Despite these myriad shortcomings, the Council of Ministers (CoE’ final statutory decision-making body, comprising member States’ Foreign Affairs Ministers) responded to our process concerns arguing that external stakeholders had been consulted during the Protocol’s drafting process. Even more oddly, the Council of Ministers’ justified the demonstrably curtailed final consultation period by invoking its desire to complete the Protocol on the 20th anniversary of the CoE’s Budapest Cybercrime Convention (that is, by this November 2021).

With great respect, we kindly disagree with Ministers’ response. If T-CY wished to meet its November 2021 deadline, it had many options open to it. For instance, it could have included external stakeholders from civil society and from privacy regulators in its drafting process, as it had been urged to do on multiple occasions. 

More importantly, this is a complex treaty with wide ranging implications for privacy and human rights in countries across the world. It is important to get it right, and ensure that concerns from civil society and privacy regulators are taken seriously and directly incorporated into the text. Unfortunately, as the text stands, it raises many substantive problems, including the lack of systematic judicial oversight in cross-border investigations and the adoption of intrusive identification powers that pose a direct threat to online anonymity. The Protocol also undermines key data protection safeguards relating to data transfers housed in central instruments like the European Union’s Law Enforcement Directive and the General Data Protection Regulation. 

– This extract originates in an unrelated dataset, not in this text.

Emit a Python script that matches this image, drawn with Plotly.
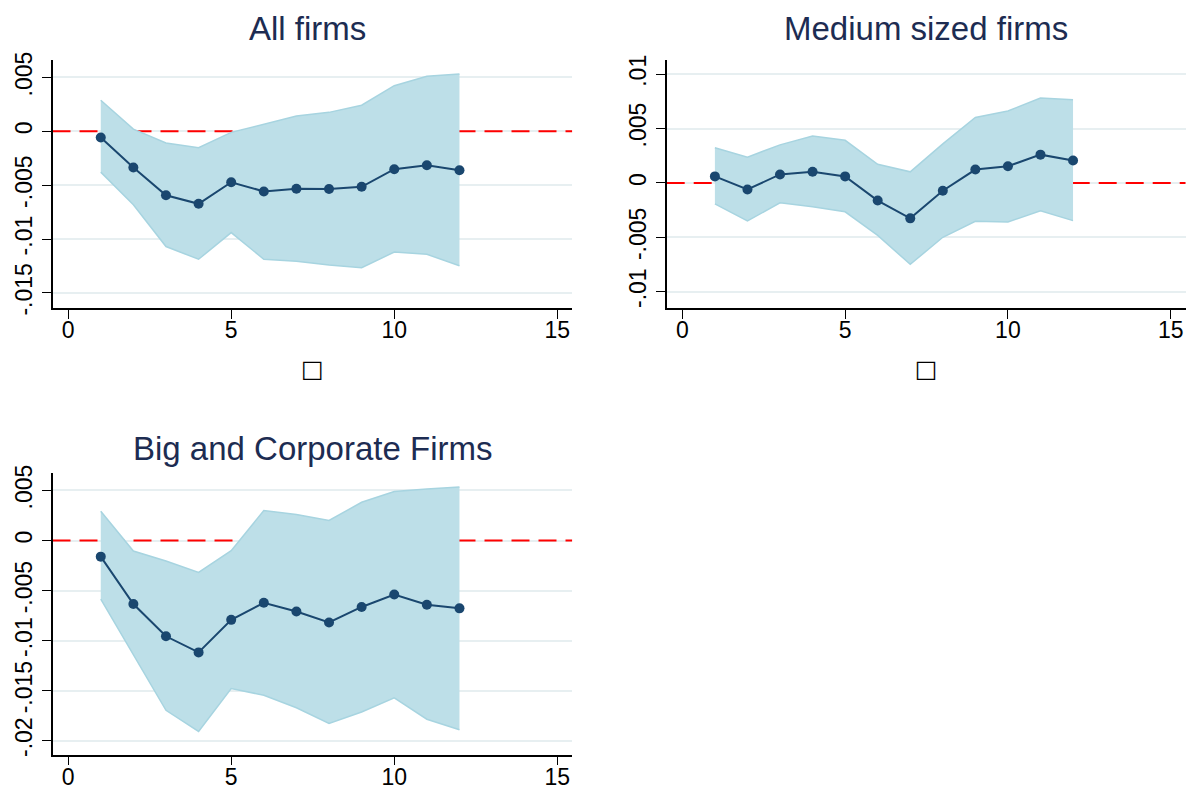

The Protocol now stands with CoE’s PACE, which will issue an opinion on the Protocol and might recommend some additional changes to its substantive elements. It will then fall to CoE’s Council of Ministers to decide whether to accept any of PACE’s recommendations and adopt the Protocol, a step which we still anticipate will occur in November. Together with CIPPIC, EDRI, Derechos Digitales and NGOs around the world hope that PACE takes our concerns seriously, and that the Council produces a treaty that puts privacy and human rights first.